____ DATA RECORDS

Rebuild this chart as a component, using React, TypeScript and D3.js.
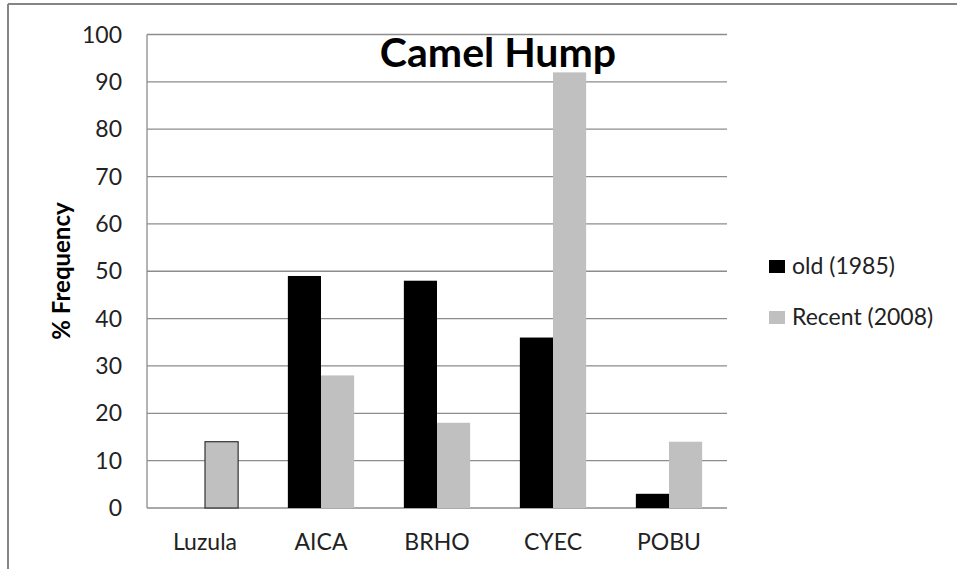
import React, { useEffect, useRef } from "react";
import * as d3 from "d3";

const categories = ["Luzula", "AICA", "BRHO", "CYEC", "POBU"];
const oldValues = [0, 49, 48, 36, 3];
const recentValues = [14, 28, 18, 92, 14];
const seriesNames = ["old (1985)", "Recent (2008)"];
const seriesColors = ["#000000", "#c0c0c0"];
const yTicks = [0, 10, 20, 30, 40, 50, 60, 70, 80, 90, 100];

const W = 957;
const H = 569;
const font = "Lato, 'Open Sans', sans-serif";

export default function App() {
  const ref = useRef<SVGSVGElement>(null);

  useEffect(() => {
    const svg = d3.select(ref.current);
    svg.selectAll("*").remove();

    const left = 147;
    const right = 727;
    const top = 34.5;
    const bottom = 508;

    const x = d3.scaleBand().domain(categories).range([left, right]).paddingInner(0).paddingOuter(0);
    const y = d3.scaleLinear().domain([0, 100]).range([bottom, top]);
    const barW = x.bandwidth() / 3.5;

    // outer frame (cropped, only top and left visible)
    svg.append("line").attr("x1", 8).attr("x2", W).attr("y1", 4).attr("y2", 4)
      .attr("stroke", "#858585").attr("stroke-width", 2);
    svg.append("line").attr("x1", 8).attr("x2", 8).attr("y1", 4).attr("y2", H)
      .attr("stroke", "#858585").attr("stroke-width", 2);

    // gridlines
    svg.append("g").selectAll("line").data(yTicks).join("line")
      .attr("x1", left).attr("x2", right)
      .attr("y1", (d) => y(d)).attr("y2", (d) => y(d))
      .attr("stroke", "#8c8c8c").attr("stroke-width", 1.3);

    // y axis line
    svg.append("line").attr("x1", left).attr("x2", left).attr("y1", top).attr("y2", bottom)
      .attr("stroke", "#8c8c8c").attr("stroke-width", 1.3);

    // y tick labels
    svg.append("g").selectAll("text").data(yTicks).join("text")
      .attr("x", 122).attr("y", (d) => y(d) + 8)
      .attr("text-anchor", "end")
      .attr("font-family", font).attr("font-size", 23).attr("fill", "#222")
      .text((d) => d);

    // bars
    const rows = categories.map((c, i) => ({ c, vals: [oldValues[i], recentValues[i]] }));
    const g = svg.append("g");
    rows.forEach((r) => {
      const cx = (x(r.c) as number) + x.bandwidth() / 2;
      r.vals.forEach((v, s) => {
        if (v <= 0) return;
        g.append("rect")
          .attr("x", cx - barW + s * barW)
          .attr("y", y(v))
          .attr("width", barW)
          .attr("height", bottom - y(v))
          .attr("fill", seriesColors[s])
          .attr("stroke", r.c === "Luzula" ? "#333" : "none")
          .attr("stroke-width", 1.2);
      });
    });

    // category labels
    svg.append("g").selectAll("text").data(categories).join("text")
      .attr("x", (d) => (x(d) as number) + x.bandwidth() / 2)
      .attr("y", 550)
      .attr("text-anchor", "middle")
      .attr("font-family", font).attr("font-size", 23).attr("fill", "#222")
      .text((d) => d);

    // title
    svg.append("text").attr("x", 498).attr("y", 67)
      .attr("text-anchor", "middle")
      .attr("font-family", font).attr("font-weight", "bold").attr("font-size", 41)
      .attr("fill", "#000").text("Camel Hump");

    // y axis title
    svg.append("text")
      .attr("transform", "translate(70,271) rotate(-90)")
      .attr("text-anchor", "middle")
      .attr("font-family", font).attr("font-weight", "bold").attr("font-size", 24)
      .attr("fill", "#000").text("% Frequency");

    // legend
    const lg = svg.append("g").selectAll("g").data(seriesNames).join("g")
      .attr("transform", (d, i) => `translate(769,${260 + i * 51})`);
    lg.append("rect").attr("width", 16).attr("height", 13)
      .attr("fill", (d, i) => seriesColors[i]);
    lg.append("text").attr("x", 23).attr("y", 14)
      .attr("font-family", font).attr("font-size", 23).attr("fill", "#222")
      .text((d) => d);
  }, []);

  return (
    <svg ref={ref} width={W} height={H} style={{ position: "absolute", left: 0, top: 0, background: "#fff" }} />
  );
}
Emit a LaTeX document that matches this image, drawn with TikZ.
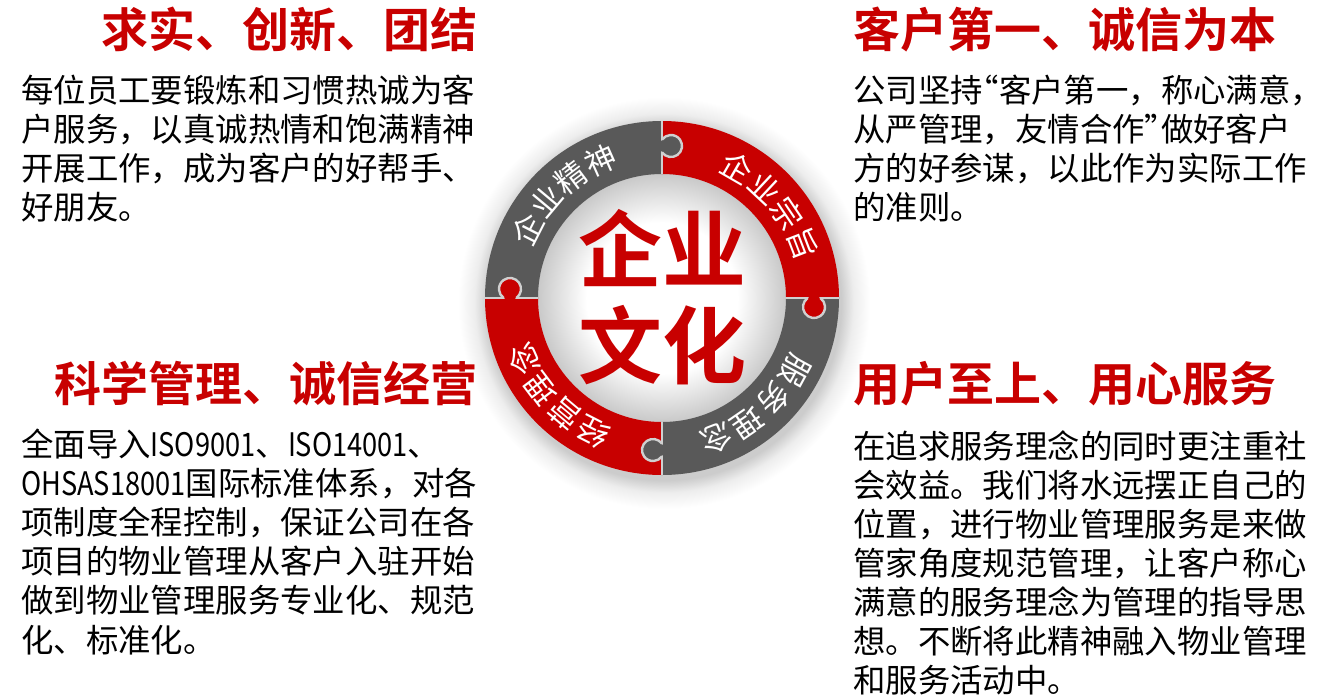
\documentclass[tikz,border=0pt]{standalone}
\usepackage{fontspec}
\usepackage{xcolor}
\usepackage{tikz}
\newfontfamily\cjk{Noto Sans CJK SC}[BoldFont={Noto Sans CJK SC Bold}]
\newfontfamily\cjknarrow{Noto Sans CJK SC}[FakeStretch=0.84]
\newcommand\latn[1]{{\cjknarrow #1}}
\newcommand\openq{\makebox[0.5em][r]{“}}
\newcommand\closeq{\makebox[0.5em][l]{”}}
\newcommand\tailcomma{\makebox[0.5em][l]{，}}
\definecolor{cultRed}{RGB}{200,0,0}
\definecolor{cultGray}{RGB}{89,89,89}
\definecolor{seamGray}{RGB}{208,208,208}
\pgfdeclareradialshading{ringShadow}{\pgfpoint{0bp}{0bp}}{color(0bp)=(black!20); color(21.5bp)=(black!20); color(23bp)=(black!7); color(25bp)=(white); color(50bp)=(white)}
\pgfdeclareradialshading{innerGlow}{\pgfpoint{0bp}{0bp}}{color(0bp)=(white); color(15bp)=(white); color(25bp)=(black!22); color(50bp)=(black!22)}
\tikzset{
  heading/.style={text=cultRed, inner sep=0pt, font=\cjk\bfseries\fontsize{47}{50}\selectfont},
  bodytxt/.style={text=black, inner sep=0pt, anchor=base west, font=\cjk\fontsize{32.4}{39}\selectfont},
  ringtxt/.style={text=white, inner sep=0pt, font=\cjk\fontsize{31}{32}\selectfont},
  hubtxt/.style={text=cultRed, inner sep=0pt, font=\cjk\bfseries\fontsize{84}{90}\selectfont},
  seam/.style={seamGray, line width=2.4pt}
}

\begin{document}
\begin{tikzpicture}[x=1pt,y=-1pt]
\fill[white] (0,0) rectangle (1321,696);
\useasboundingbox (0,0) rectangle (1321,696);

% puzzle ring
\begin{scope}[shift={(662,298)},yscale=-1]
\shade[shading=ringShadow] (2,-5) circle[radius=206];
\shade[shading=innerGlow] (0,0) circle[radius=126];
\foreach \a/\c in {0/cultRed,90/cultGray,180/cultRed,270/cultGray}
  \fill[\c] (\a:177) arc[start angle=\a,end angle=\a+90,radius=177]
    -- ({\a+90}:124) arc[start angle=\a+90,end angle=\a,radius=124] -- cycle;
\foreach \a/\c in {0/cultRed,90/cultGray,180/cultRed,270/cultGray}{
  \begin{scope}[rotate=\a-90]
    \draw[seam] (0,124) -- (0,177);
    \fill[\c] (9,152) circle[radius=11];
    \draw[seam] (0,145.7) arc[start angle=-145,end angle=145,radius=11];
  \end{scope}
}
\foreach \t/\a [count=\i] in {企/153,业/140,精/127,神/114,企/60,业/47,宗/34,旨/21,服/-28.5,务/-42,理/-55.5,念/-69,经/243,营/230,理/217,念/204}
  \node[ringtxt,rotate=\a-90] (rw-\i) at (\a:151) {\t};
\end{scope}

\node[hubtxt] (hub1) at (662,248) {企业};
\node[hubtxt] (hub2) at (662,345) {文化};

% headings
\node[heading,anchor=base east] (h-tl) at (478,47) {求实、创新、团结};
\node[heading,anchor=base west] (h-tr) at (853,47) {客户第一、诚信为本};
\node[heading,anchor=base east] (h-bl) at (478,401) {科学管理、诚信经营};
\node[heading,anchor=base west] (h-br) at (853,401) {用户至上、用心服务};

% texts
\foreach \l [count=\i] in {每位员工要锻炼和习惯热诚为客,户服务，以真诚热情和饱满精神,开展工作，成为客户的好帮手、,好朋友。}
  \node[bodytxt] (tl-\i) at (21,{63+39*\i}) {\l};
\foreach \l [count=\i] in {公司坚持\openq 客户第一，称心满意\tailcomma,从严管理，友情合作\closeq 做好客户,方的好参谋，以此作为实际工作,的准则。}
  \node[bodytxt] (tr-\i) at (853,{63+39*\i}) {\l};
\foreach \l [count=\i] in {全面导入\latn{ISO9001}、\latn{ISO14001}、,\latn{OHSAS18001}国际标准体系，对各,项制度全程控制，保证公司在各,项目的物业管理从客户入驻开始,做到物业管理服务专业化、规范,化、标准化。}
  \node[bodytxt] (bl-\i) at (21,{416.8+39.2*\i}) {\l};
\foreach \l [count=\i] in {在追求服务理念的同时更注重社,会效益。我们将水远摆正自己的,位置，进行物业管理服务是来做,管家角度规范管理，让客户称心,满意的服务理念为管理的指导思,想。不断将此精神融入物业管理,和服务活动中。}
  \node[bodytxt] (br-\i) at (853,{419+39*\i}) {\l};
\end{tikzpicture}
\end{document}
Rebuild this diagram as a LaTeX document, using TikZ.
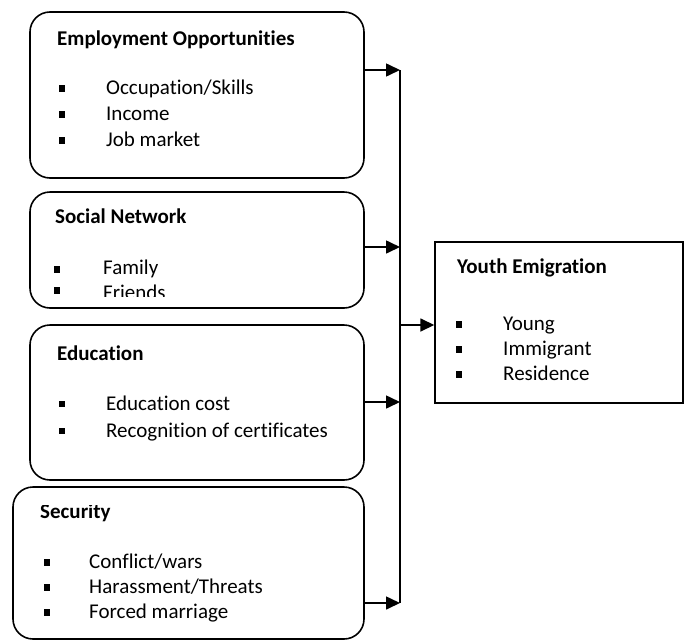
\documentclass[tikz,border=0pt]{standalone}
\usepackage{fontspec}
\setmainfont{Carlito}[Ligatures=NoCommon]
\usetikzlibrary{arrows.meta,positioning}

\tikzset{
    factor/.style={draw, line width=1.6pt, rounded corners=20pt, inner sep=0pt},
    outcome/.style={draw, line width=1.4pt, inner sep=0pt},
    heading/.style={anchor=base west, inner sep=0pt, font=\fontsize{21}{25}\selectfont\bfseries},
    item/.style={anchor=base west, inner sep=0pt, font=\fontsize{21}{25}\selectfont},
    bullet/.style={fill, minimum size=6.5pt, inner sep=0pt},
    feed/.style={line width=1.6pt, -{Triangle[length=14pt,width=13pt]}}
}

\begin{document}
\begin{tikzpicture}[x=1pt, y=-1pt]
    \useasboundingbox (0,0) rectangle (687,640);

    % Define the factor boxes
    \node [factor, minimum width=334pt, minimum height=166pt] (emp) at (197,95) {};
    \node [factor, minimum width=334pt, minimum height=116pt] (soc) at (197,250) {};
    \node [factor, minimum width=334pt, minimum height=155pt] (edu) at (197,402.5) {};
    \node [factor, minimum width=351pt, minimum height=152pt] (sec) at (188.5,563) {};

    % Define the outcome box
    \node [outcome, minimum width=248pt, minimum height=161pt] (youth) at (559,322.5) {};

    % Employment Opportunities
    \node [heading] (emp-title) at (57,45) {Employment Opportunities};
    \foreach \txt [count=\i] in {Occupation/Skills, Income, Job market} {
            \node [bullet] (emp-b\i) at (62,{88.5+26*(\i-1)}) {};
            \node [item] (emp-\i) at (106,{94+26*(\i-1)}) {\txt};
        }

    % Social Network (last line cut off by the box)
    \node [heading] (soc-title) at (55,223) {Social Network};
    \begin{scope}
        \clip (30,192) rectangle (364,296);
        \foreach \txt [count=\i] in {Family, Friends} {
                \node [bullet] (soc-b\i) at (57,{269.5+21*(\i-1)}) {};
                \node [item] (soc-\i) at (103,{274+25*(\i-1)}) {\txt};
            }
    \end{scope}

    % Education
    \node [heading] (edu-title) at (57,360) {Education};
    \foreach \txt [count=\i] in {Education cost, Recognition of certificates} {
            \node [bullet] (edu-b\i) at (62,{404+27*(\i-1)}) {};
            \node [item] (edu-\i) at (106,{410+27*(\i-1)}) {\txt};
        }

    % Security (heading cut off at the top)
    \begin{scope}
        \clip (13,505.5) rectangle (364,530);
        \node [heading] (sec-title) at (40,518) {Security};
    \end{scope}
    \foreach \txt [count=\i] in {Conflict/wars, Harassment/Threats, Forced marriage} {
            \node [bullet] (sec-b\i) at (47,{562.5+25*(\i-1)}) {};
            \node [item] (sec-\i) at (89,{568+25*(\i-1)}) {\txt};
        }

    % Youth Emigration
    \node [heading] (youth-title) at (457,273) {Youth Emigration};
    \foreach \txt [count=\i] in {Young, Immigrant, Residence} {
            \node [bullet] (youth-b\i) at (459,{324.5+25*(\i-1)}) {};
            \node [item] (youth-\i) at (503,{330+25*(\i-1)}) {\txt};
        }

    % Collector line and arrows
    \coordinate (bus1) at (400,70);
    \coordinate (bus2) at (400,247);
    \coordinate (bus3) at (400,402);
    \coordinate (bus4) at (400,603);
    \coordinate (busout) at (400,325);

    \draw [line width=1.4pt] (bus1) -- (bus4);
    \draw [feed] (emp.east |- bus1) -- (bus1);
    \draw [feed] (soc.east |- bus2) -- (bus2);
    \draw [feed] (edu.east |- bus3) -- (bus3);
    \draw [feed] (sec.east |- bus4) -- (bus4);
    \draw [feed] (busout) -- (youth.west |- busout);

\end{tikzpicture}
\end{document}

________

- [CHALLENGE]:
From the first line of the listing above, repeat every line through the one holding "import * as". Both ends count, and pictures stay out.

- [ANSWER FOR THE TASK]:
Rebuild this chart as a component, using React, TypeScript and D3.js.
import React, { useEffect, useRef } from "react";
import * as d3 from "d3";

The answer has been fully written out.